The Fayyad plan brings us full circle back to the question of a unilateral American diplomatic initiative. Clearly the Obama administration, like its predecessors, needs to be seen to be advancing Israeli-Palestinian peace, if only to maintain a degree of regional stability and advance US strategic agendas in AfPak, Iran and Iraq. This is the immediate political meaning of the recent Petraeus statement linking a failed Israeli-Palestinian peace process to American difficulties elsewhere in the region. And clearly, too, Israelis and Palestinians are not up to the task.

Palestinian Authority PM Salam Fayyad intends to complete his state-building initiative by August 2011 and present the international community with the fait accompli of a Palestinian state apparatus capable of delivering on security, law and order and economic development but devoid of control over sufficient territory to be viable.

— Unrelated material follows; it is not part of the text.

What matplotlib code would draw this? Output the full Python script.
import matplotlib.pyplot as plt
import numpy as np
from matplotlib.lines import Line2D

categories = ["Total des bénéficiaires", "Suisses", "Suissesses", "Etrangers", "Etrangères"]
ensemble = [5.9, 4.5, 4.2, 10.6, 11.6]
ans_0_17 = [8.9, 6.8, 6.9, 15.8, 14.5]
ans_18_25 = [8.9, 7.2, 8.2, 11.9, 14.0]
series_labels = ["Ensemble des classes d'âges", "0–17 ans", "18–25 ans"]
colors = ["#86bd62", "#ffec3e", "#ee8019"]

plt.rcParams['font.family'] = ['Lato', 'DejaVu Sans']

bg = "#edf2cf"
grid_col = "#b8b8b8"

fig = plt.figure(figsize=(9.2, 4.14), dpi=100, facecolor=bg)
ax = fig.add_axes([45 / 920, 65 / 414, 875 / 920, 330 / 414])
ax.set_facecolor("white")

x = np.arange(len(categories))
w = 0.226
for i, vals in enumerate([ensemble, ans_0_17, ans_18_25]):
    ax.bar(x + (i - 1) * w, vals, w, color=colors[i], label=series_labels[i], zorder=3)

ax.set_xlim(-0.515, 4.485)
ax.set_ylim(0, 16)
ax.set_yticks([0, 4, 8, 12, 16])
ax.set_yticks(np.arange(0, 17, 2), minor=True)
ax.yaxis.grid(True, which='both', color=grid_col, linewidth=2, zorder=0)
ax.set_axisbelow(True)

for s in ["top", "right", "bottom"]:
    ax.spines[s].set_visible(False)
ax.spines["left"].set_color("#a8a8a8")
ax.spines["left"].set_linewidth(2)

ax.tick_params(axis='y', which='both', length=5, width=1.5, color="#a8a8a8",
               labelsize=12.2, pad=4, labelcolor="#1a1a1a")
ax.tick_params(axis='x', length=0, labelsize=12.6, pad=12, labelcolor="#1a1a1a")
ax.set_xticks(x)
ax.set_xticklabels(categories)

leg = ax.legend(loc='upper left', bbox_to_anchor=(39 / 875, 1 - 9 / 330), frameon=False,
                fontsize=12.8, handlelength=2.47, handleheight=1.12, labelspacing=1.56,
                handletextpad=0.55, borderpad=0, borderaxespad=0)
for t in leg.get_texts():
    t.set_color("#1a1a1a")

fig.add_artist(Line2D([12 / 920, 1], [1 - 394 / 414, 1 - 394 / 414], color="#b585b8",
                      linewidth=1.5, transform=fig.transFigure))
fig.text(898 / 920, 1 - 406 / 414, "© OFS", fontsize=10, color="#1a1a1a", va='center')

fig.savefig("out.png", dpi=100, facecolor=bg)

Assuming (a safe assumption under current circumstances) that Israeli-Palestinian peace talks have still made little or no progress, this will then–as it is today–be the only successful game in town. Note that a solution to the refugee and Holy Basin issues is not part of the Fayyad plan, which deals with the territorial and sovereignty questions.

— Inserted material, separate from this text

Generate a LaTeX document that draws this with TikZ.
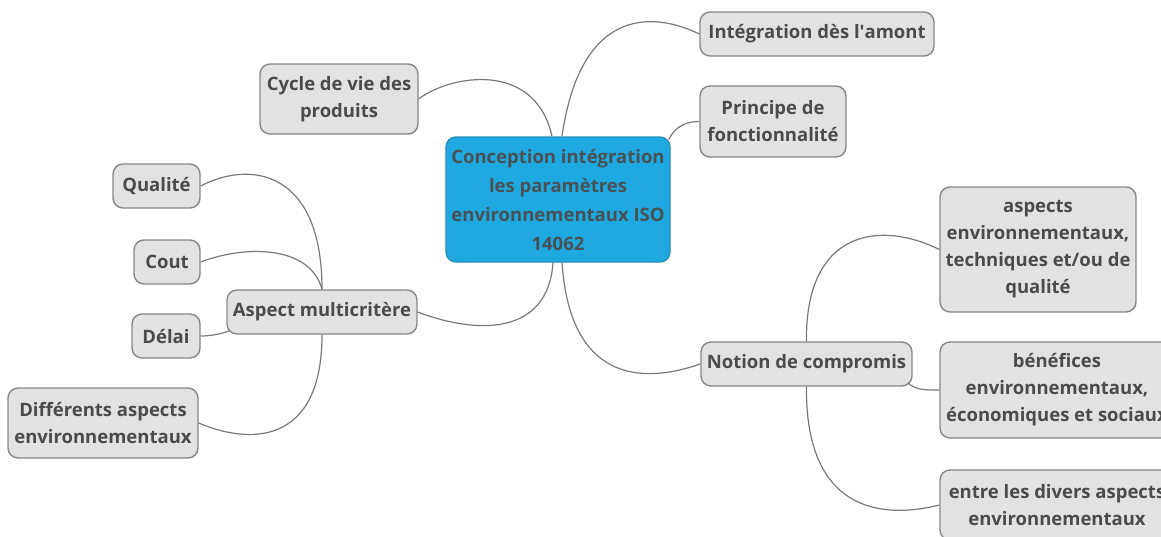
\documentclass[tikz,border=0pt]{standalone}
\usepackage{fontspec}
\setmainfont{Open Sans}[BoldFont={* Bold}]
\definecolor{txt}{HTML}{4B4B4B}
\definecolor{boxfill}{HTML}{E2E2E2}
\definecolor{boxline}{HTML}{878787}
\definecolor{mainfill}{HTML}{20A8E0}
\definecolor{mainline}{HTML}{2A8CBC}
\definecolor{link}{HTML}{7A7A7A}
\tikzset{
  topic/.style={draw=boxline, fill=boxfill, line width=1.4pt, rounded corners=10pt,
    inner sep=0pt, align=center, text=txt,
    font=\fontsize{18.5}{27}\selectfont\bfseries},
  central/.style={topic, draw=mainline, fill=mainfill, text=txt!90!mainline,
    font=\fontsize{18.5}{29}\selectfont\bfseries},
  link/.style={draw=link, line width=1.2pt},
}
\begin{document}
\begin{tikzpicture}[x=1pt,y=-1pt]
\useasboundingbox (0,0) rectangle (1161,536);
% nodes
\node[central, minimum width=224pt, minimum height=125pt] (c) at (558,199.5)
  {Conception intégration\\les paramètres\\environnementaux ISO\\14062};
\node[topic, minimum width=234pt, minimum height=44pt] (int) at (817,34) {Intégration dès l\textquotesingle amont};
\node[topic, minimum width=146pt, minimum height=71pt] (pri) at (773,121.5) {Principe de\\fonctionnalité};
\node[topic, minimum width=158pt, minimum height=70pt] (cyc) at (339,99) {Cycle de vie des\\produits};
\node[topic, minimum width=190pt, minimum height=44pt] (asp) at (322,312) {Aspect multicritère};
\node[topic, minimum width=87pt, minimum height=44pt] (qua) at (156.5,186) {Qualité};
\node[topic, minimum width=66pt, minimum height=44pt] (cou) at (167,262) {Cout};
\node[topic, minimum width=68pt, minimum height=44pt] (del) at (166,336) {Délai};
\node[topic, minimum width=190pt, minimum height=70pt] (dif) at (103,423) {Différents aspects\\environnementaux};
\node[topic, minimum width=211pt, minimum height=44pt] (not) at (806.5,364) {Notion de compromis};
\node[topic, minimum width=196pt, minimum height=125pt] (ast) at (1038,249.5)
  {aspects\\environnementaux,\\techniques et/ou de\\qualité};
\node[topic, minimum width=234pt, minimum height=96pt] (ben) at (1057,390)
  {bénéfices\\environnementaux,\\économiques et sociaux};
\node[topic, minimum width=234pt, minimum height=70pt] (ent) at (1057,505)
  {entre les divers aspects\\environnementaux};
% connectors
\draw[link] ([xshift=-6pt]c.north) .. controls (535,60) and (450,75) .. (cyc.east);
\draw[link] ([xshift=4pt]c.north) .. controls (580,10) and (650,10) .. (int.west);
\draw[link] ([xshift=-2pt,yshift=-3pt]c.north east) .. controls (676,126) and (686,121.5) .. (pri.west);
\draw[link] ([xshift=-5pt]c.south) .. controls (548,335) and (478,335) .. (asp.east);
\draw[link] ([xshift=4pt]c.south) .. controls (570,380) and (640,385) .. (not.west);
\draw[link] (asp.north) .. controls (322,170) and (250,160) .. (qua.east);
\draw[link] (asp.north) .. controls (310,245) and (245,245) .. (cou.east);
\draw[link] ([xshift=3pt,yshift=4pt]asp.south west) .. controls (222,334) and (210,336) .. (del.east);
\draw[link] (asp.south) .. controls (322,445) and (250,445) .. (dif.east);
\draw[link] (not.north) .. controls (805,230) and (880,220) .. (ast.west);
\draw[link] ([xshift=-5pt,yshift=4pt]not.south east) .. controls (915,390) and (925,390) .. (ben.west);
\draw[link] (not.south) .. controls (805,510) and (880,520) .. (ent.west);
\end{tikzpicture}
\end{document}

If the Obama administration is going to take an initiative that has any chance of success, this would be the time and these would be the circumstances: sponsor UN Security Council recognition of this Palestinian achievement, anchor it in the 1967 borders (with appropriate land swaps) and invite Israel and the new Palestinian state, with the support of the Arab Peace Initiative, to negotiate the territorial modalities.

This notion of where the American contribution might lie is not divorced from current thinking in Washington. On April 15, Secretary of State Hillary Clinton told the S. Daniel Abraham Center for Middle East Peace that "the United States supports two tracks in the Middle East–negotiations between the parties aimed at reaching a two-state solution and also institution building that lays the necessary foundation for a future state." If Clinton can put the two tracks on a par, and in view of the obvious chasm separating Fayyad’s success thus far from the abject failure of Mitchell-Netanyahu-Abbas, then the Palestinian state-building project is where an American initiative should plan to focus.